Becoming a better you is not about becoming more perfect in other people's eyes. It is not about being efficient, strong, and tireless forever. It is about still being willing to treat yourself kindly in the gaps of life, and still leaving yourself a little room to grow among many responsibilities.

Some people gained strength through exercise. Some finished a challenge through running. Some came closer to themselves through reading. Some turned an imagined world into reality through painting.

These choices looked different, but they were all saying the same thing:

I deserve care. My wishes deserve to be taken seriously. I can become a better version of myself, little by little.

This young member's painting reminded us again that growth is not always dramatic.

Sometimes growth is simply this: painting a little more today than yesterday. Becoming a little more complete this week than last week. Feeling tired, but not giving up. Moving slowly, but still moving. And finally holding in your arms something you truly wanted to complete.

In that moment, the painting was finished. But even more precious, she saw her own perseverance.

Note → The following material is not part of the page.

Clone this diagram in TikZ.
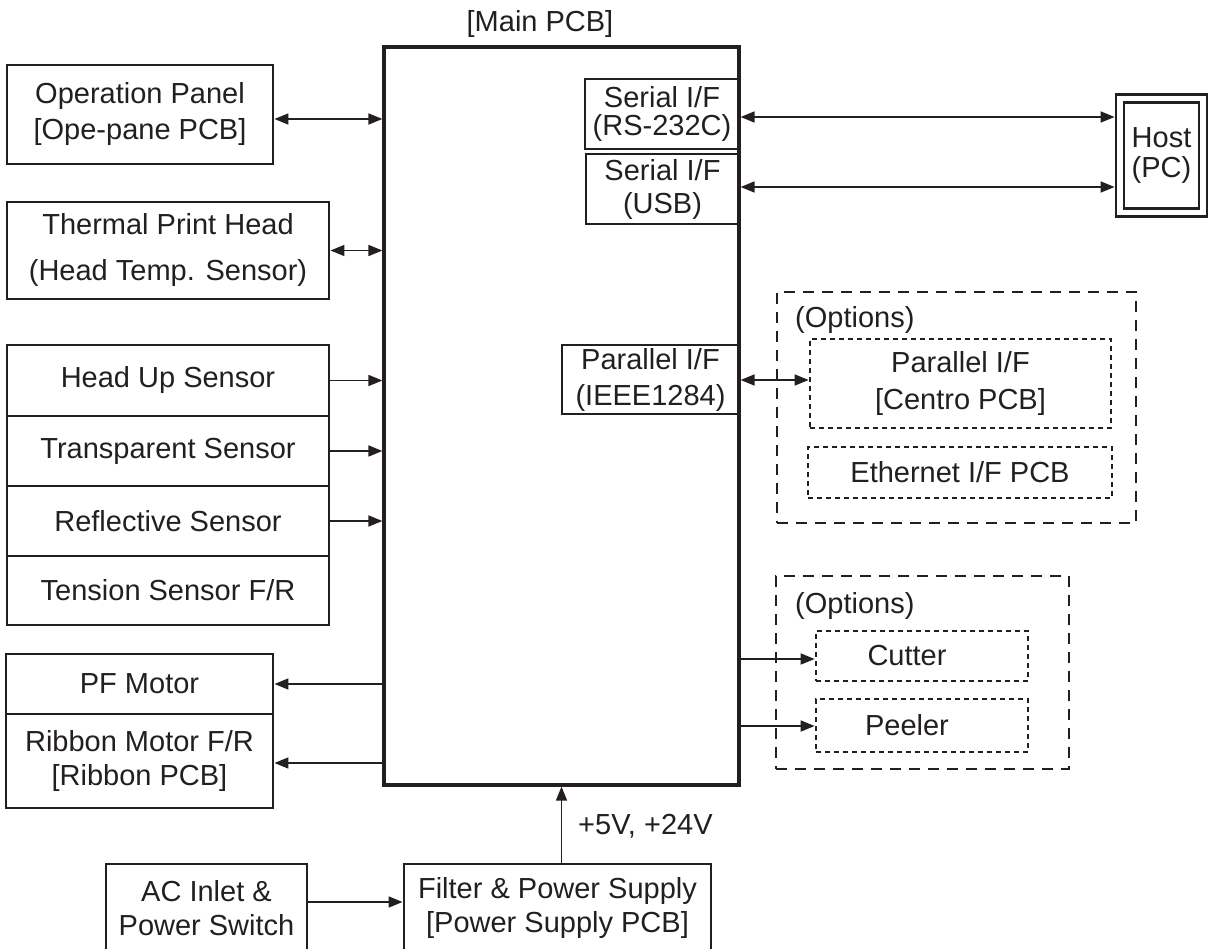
\documentclass[tikz,border=0pt]{standalone}
\usepackage{fontspec}
\setmainfont{Liberation Sans}
\usetikzlibrary{arrows.meta,calc}
\definecolor{ink}{HTML}{231F20}

\begin{document}
\begin{tikzpicture}[x=1pt,y=-1pt,
  txt/.style={text=ink, inner sep=0pt, align=center, font=\fontsize{29}{34}\selectfont},
  box/.style={txt, draw=ink, line width=2.9pt},
  mainbox/.style={draw=ink, line width=3.2pt, inner sep=0pt},
  ifbox/.style={txt, draw=ink, line width=1.3pt},
  optgroup/.style={draw=ink, line width=2.8pt, dash pattern=on 11pt off 8pt},
  optcard/.style={txt, draw=ink, line width=2.7pt, dash pattern=on 5pt off 4pt},
  tip/.tip={Triangle[length=14pt,width=11pt]},
  link/.style={draw=ink, line width=1.6pt, -tip},
  duplex/.style={draw=ink, line width=1.6pt, tip-tip}]

\useasboundingbox (0,0) rectangle (1210,949);

% main controller board
\node[mainbox, minimum width=355pt, minimum height=738pt] (main) at (561.5,416) {};
\node[txt] (mainlbl) at (540,24) {[Main PCB]};

% interfaces on the main board
\node[ifbox, minimum width=154pt, minimum height=70pt] (rs) at (662,114) {Serial I/F\\[-6pt](RS-232C)};
\node[ifbox, minimum width=153pt, minimum height=70pt] (usb) at (662.5,189) {Serial I/F\\[-1pt](USB)};
\node[ifbox, minimum width=177pt, minimum height=69pt] (par) at (650.5,379.5) {Parallel I/F\\[2pt](IEEE1284)};

% left-hand units
\node[box, minimum width=266pt, minimum height=99pt] (op) at (140,114.5) {Operation Panel\\[2pt]{}[Ope-pane PCB]};
\node[box, minimum width=322pt, minimum height=97pt] (tph) at (168,250.5) {Thermal Print Head\\[12pt](Head Temp. Sensor)};
\node[box, minimum width=322pt, minimum height=71pt] (headup) at (168,380.5) {Head Up Sensor};
\node[box, minimum width=322pt, minimum height=70pt] (transp) at (168,451) {Transparent Sensor};
\node[box, minimum width=322pt, minimum height=70pt] (refl) at (168,521) {Reflective Sensor};
\node[box, minimum width=322pt, minimum height=69pt] (tension) at (168,590.5) {Tension Sensor F/R};
\node[box, minimum width=267pt, minimum height=60pt] (pf) at (139.5,684) {PF Motor};
\node[box, minimum width=267pt, minimum height=94pt] (ribbon) at (139.5,761) {Ribbon Motor F/R\\{}[Ribbon PCB]};

% power path
\node[box, minimum width=201pt, minimum height=88pt] (ac) at (206.5,908) {AC Inlet \&\\Power Switch};
\node[box, minimum width=307pt, minimum height=88pt] (psu) at (557.5,908) {Filter \& Power Supply\\{}[Power Supply PCB]};

% host computer
\node[txt, draw=ink, line width=2.8pt, double, double distance=5.2pt, outer sep=5.4pt,
      minimum width=83pt, minimum height=113.5pt] (host) at (1161.5,155.5) {Host\\[-4pt](PC)};

% optional interface boards
\node[optgroup, minimum width=359pt, minimum height=231pt] (optif) at (956.5,407.5) {};
\node[txt, anchor=west] (optiflbl) at (795,320) {(Options)};
\node[optcard, minimum width=301pt, minimum height=89pt] (centro) at (960.5,383.5) {Parallel I/F\\[3pt]{}[Centro PCB]};
\node[optcard, minimum width=304pt, minimum height=51pt] (eth) at (960,472.5) {Ethernet I/F PCB};

% optional media units
\node[optgroup, minimum width=293pt, minimum height=193pt] (optmed) at (922.5,672.5) {};
\node[txt, anchor=west] (optmedlbl) at (795,606) {(Options)};
\node[optcard, minimum width=212pt, minimum height=50pt, label={[txt,xshift=-15pt]center:Cutter}] (cutter) at (922,656) {};
\node[optcard, minimum width=212pt, minimum height=53pt, label={[txt,xshift=-15pt]center:Peeler}] (peeler) at (922,725.5) {};

% connector rows
\coordinate (r-op) at (0,119);
\coordinate (r-rs) at (0,117);
\coordinate (r-usb) at (0,187);
\coordinate (r-par) at (0,380);
\coordinate (r-rib) at (0,763);
\coordinate (r-ac) at (0,902);
\coordinate (r-cut) at (0,659);
\coordinate (r-peel) at (0,726);

% connectors
\draw[duplex] (op.east |- r-op) -- (main.west |- r-op);
\draw[duplex] (tph.east) -- (tph.east -| main.west);
\draw[link] (headup.east) -- (headup.east -| main.west);
\draw[link] (transp.east) -- (transp.east -| main.west);
\draw[link] (refl.east) -- (refl.east -| main.west);
\draw[link] (main.west |- pf.east) -- (pf.east);
\draw[link] (main.west |- r-rib) -- (ribbon.east |- r-rib);
\draw[link] (ac.east |- r-ac) -- (psu.west |- r-ac);
\draw[link] (psu.north -| main.south) -- (main.south);
\node[txt, anchor=west] (pwrlbl) at (578,826) {+5V, +24V};
\draw[duplex] (main.east |- r-rs) -- (host.west |- r-rs);
\draw[duplex] (main.east |- r-usb) -- (host.west |- r-usb);
\draw[duplex] (main.east |- r-par) -- (centro.west |- r-par);
\draw[link] (main.east |- r-cut) -- (cutter.west |- r-cut);
\draw[link] (main.east |- r-peel) -- (peeler.west |- r-peel);
\end{tikzpicture}
\end{document}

Thank you to this young member for showing us one of April's gentlest and strongest answers. Thank you for helping us believe that becoming a better self is not a faraway grand goal, but many ordinary days of continuing, just a little, then a little more.

And thank you to every member who joined the April theme activity. You cared for yourselves in your own ways, and your actions reminded all of us:

We can care for our community, and we can care for ourselves too. We can bring kindness to others, and we can save some kindness for ourselves. In this spring, we can slowly, seriously, and gently become better versions of ourselves.